By Miss Nancy Watkins, volunteer
Madison, North Carolina
Story of Ex-Slave, Porter Scales
[TR: Date stamp: JUN 1 1937]
Monday, December 19, 1933, the faithful colored friends of Uncle Porter Scales transported his body from St. Stephen's African Methodist Episcopal Church located on the Madison-Mayodan highway to a plantation grave yard several miles east of town, along roads slippery with sleet. He was buried by the side of his first wife on the 130 acre farm which Uncle Porter said he bought from Mr. Ellick Llewellyn to raise his family on and which he later swapped to Mr. Bob Cardwell for a town house in Pocomo (Kemoca, a suburb from first syllables of promoters' names, Kemp—Moore—Cardwell—Kemoca). In this town house, Uncle Porter passed away aged he thought ninety-seven. For a number of years, he had drawn a pension of $100.00 per year for his services to the Confederate government in hauling foodstuff from Charlotte, North Carolina to Danville, Virginia.
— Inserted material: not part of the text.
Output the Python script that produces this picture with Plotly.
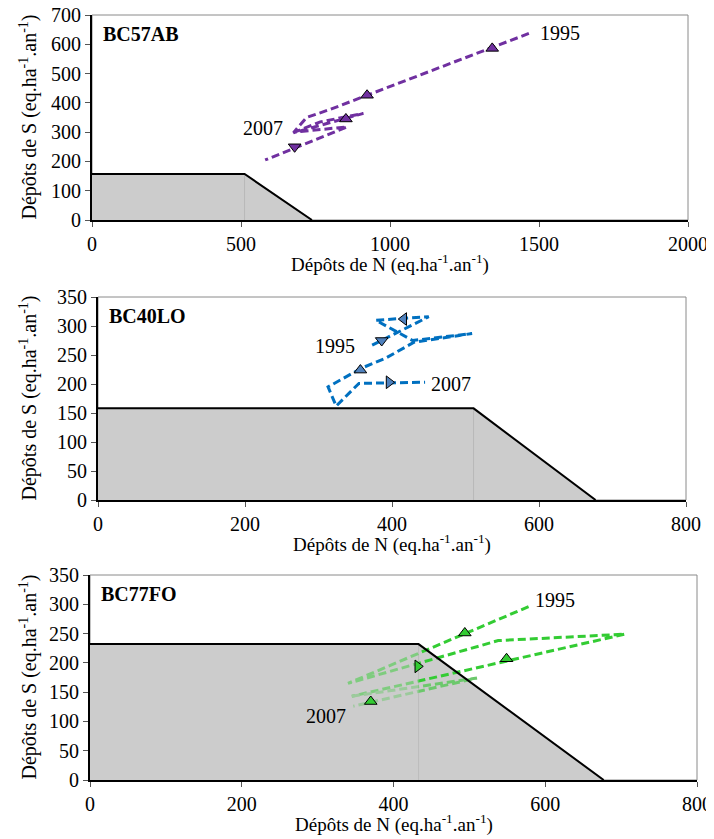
import plotly.graph_objs as go

# page has an 8px body margin: positions below are given in window pixels
# and shifted by OFF; the figure runs past the window on the right/bottom
OFF = 8
W, H = 714, 839

# site names
sites = ['BC57AB', 'BC40LO', 'BC77FO']

# critical load functions: CLmaxS, CLminN, CLmaxN (eq.ha-1.an-1)
cl_maxS = [157, 158, 232]
cl_minN = [512, 511, 433]
cl_maxN = [738, 677, 677]

# N and S deposition trajectories, 1995 -> 2007
n_ab = [1466, 923, 800, 720, 676, 911, 766, 680, 856, 581]
s_ab = [637, 426, 378, 350, 298, 364, 335, 300, 318, 205]
n_lo = [373, 450, 378, 428, 509, 430, 392, 358, 313, 324, 355, 445]
s_lo = [267, 316, 310, 275, 287, 272, 245, 227, 195, 162, 201, 203]
n_fo = [578, 340, 538, 705, 345, 510, 347]
s_fo = [296, 165, 238, 249, 143, 174, 126]

# direction arrows along the trajectories
arr_n_ab = [1343, 923, 852, 680]
arr_s_ab = [586, 426, 345, 250]
arr_sym_ab = ['triangle-up', 'triangle-up', 'triangle-up', 'triangle-down']
arr_n_lo = [386, 416, 357, 396]
arr_s_lo = [275, 312, 224, 203]
arr_sym_lo = ['triangle-down', 'triangle-left', 'triangle-up', 'triangle-right']
arr_n_fo = [494, 432, 549, 370]
arr_s_fo = [251, 194, 207, 134]
arr_sym_fo = ['triangle-up', 'triangle-right', 'triangle-up', 'triangle-up']

# year labels (first / last year)
years = ['1995', '2007']
lab_ab = [(1495, 640, 'left'), (648, 313, 'right')]
lab_lo = [(352, 265, 'right'), (450, 200, 'left')]
lab_fo = [(584, 307, 'left'), (340, 110, 'right')]

x_ranges = [[0, 2000], [0, 800], [0, 800]]
y_ranges = [[0, 700], [0, 350], [0, 350]]
x_dtick = [500, 200, 200]
y_dtick = [100, 50, 50]

line_col = ['#7030A0', '#0070C0', '#33CC33']
mark_col = ['#7030A0', '#4F81BD', '#33CC33']

# plot areas in window pixels (left, right, top, bottom)
boxes = [(92, 688, 15, 220), (98, 686, 297, 500), (90, 697, 575, 780)]

FONT = 'Liberation Serif, Times New Roman, Times, serif'


def px(x, y):
    return (x - OFF) / W, 1 - (y - OFF) / H


fig = go.Figure()
traj = [(n_ab, s_ab), (n_lo, s_lo), (n_fo, s_fo)]
arrows = [(arr_n_ab, arr_s_ab, arr_sym_ab), (arr_n_lo, arr_s_lo, arr_sym_lo), (arr_n_fo, arr_s_fo, arr_sym_fo)]
labels = [lab_ab, lab_lo, lab_fo]
annotations = []
shapes = []
layout = {}

for i in range(3):
    sfx = '' if i == 0 else str(i + 1)
    xa, ya = 'x' + sfx, 'y' + sfx
    poly_x = [0, 0, cl_minN[i], cl_maxN[i], 0]
    poly_y = [0, cl_maxS[i], cl_maxS[i], 0, 0]

    # grey protected area
    fig.add_trace(go.Scatter(x=poly_x, y=poly_y, fill='toself', fillcolor='#CCCCCC',
                             mode='lines', line=dict(width=0), xaxis=xa, yaxis=ya, hoverinfo='skip'))
    # thin divider between the two grey areas
    fig.add_trace(go.Scatter(x=[cl_minN[i], cl_minN[i]], y=[0, cl_maxS[i]], mode='lines',
                             line=dict(color='#B8B8B8', width=1), xaxis=xa, yaxis=ya, hoverinfo='skip'))

    n, s = traj[i]
    if i == 2:
        # later years drawn in a paler green
        fig.add_trace(go.Scatter(x=n[:5], y=s[:5], mode='lines', xaxis=xa, yaxis=ya,
                                 line=dict(color=line_col[i], width=3, dash='8px,4px')))
        fig.add_trace(go.Scatter(x=n[4:], y=s[4:], mode='lines', xaxis=xa, yaxis=ya,
                                 line=dict(color='#6CC86C', width=3, dash='8px,4px')))
        # left grey block sits partly over the lines
        fig.add_trace(go.Scatter(x=[0, 0, cl_minN[i], cl_minN[i], 0], y=[0, cl_maxS[i], cl_maxS[i], 0, 0],
                                 fill='toself', fillcolor='rgba(204,204,204,0.5)', mode='lines',
                                 line=dict(width=0), xaxis=xa, yaxis=ya, hoverinfo='skip'))
    else:
        fig.add_trace(go.Scatter(x=n, y=s, mode='lines', xaxis=xa, yaxis=ya,
                                 line=dict(color=line_col[i], width=3, dash='8px,4px')))

    an, as_, asym = arrows[i]
    fig.add_trace(go.Scatter(x=an, y=as_, mode='markers', xaxis=xa, yaxis=ya,
                             marker=dict(symbol=asym, size=11, color=mark_col[i],
                                         line=dict(color='black', width=1))))

    # black outline of the critical load function
    fig.add_trace(go.Scatter(x=poly_x[1:4], y=poly_y[1:4], mode='lines', xaxis=xa, yaxis=ya,
                             line=dict(color='black', width=2), hoverinfo='skip'))

    l, r, t, b = boxes[i]
    x0, y1 = px(l, t)
    x1, y0 = px(r, b)
    tick_font = dict(family=FONT, size=20, color='black')
    layout['xaxis' + sfx] = dict(domain=[x0, x1], range=x_ranges[i], dtick=x_dtick[i],
                                 anchor=ya, showgrid=False, zeroline=False, showline=True,
                                 linecolor='black', linewidth=2, ticks='outside', ticklen=5,
                                 tickcolor='#555555', tickfont=tick_font, automargin=False,
                                 ticklabeloverflow='allow')
    layout['yaxis' + sfx] = dict(domain=[y0, y1], range=y_ranges[i], dtick=y_dtick[i],
                                 anchor=xa, showgrid=False, zeroline=False, showline=True,
                                 linecolor='black', linewidth=2, ticks='outside', ticklen=5,
                                 tickcolor='#555555', tickfont=tick_font, automargin=False,
                                 ticklabeloverflow='allow')

    # plot area border
    shapes.append(dict(type='rect', xref=xa + ' domain', yref=ya + ' domain', x0=0, x1=1, y0=0, y1=1,
                       line=dict(color='#8A8A8A', width=1), layer='below'))

    # site name
    annotations.append(dict(text='<b>' + sites[i] + '</b>', xref=xa + ' domain', yref=ya + ' domain',
                            x=0.015, y=0.97, xanchor='left', yanchor='top', showarrow=False,
                            font=dict(family=FONT, size=20, color='black')))
    # year labels
    for k, (lx, ly, anc) in enumerate(labels[i]):
        annotations.append(dict(text=years[k], x=lx, y=ly,
                                xref=xa, yref=ya, xanchor=anc, yanchor='middle', showarrow=False,
                                font=dict(family=FONT, size=20, color='black')))

    # axis titles
    cx, cy = px((l + r) / 2, b + 43)
    annotations.append(dict(text='Dépôts de N (eq.ha<sup>-1</sup>.an<sup>-1</sup>)', x=cx, y=cy,
                            xref='paper', yref='paper', xanchor='center', yanchor='middle',
                            showarrow=False, font=dict(family=FONT, size=19, color='black')))
    cx, cy = px(28, (t + b) / 2)
    annotations.append(dict(text='Dépôts de S (eq.ha<sup>-1</sup>.an<sup>-1</sup>)', x=cx, y=cy,
                            xref='paper', yref='paper', xanchor='center', yanchor='middle', textangle=-90,
                            showarrow=False, font=dict(family=FONT, size=20, color='black')))

fig.update_layout(width=W, height=H, margin=dict(l=0, r=0, t=0, b=0), showlegend=False,
                  paper_bgcolor='white', plot_bgcolor='white',
                  annotations=annotations, shapes=shapes, **layout)

fig.write_html('out.html')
As a slave of Nat Pitcher Scales residing in the brick mansion on Academy Street across from the Methodist church, Porter came to Madison when ten years of age, and his memory held the development of Madison from the erection of the churches around 1845 to details like seeing little Bettie Carter (Mrs. B. Watkin's Mebane) cry from stage fright and pass up her "piece" at school "exhibition" (commencement). He saw Madison grow from a tiny trading village with aristocratic slave holding citizens with "quarters" on their town lots to a town of 1500 with automobiles clipping by to Mayodan, a mill town of 2000, and a thickly populated though unincorporated country side.
In 1930, Uncle Porter was struck by an automobile, and since he [HW addition: has] poked his way about town cautiously with his cane, no longer working as handy man to Thomas R. Pratt's family on the corner of Academy and Market streets. His slavery home was in a two roomed (with loft) cabin next door to the house Mr. Pratt built in 1890 when he moved to Madison from Leaksville. This cabin Col. Gallaway in the 1890's had enlarged to house the Episcopal rector, Mr. Stickney. Uncle Porter's slave home stands in 1937, occupied by Mr. Pratt's daughter, Mrs. Pearl Van Noppen and sons.
Uncle Porter was ever very polite and humble, for all his contacts he thought had always been with the highest of Dan river aristocracy. His medium, lean body, with a head like Julius Caesar's was covered with skin of "ginger cake color".
On the Deep Springs Dan River plantation lived Mrs. Timberlake whose daughter married Mr. Le Seur from an adjoining plantation just across the Dan river from Gov. Alexander Martin's Danbury plantation. She in time married Mr. Scales, and as property of this lady, Porter was born of legally married parents. Porter's brother, Nathan Scales, was given by his mistress to her daughter, when she married another Le Seur, and thus he became Nathan Le Seur. Both brothers have descendants in Madison of a high type of citizenship. Porter, himself was given the choice by his ole Miss of belonging to either of her two sons, John Durham Scales or Nathaniel Pitcher Scales. Porter chose Nat Scales as his young marse and come to Madison to live with him about 1845.
By obeying orders from his marse Nat Pitcher Scales, Porter operated a train of fifteen wagons loaded with corn for the Confederate cavalry from Charlotte, North Carolina to Danville, Virginia. Thus a Confederate soldier, he in his old age received a pension.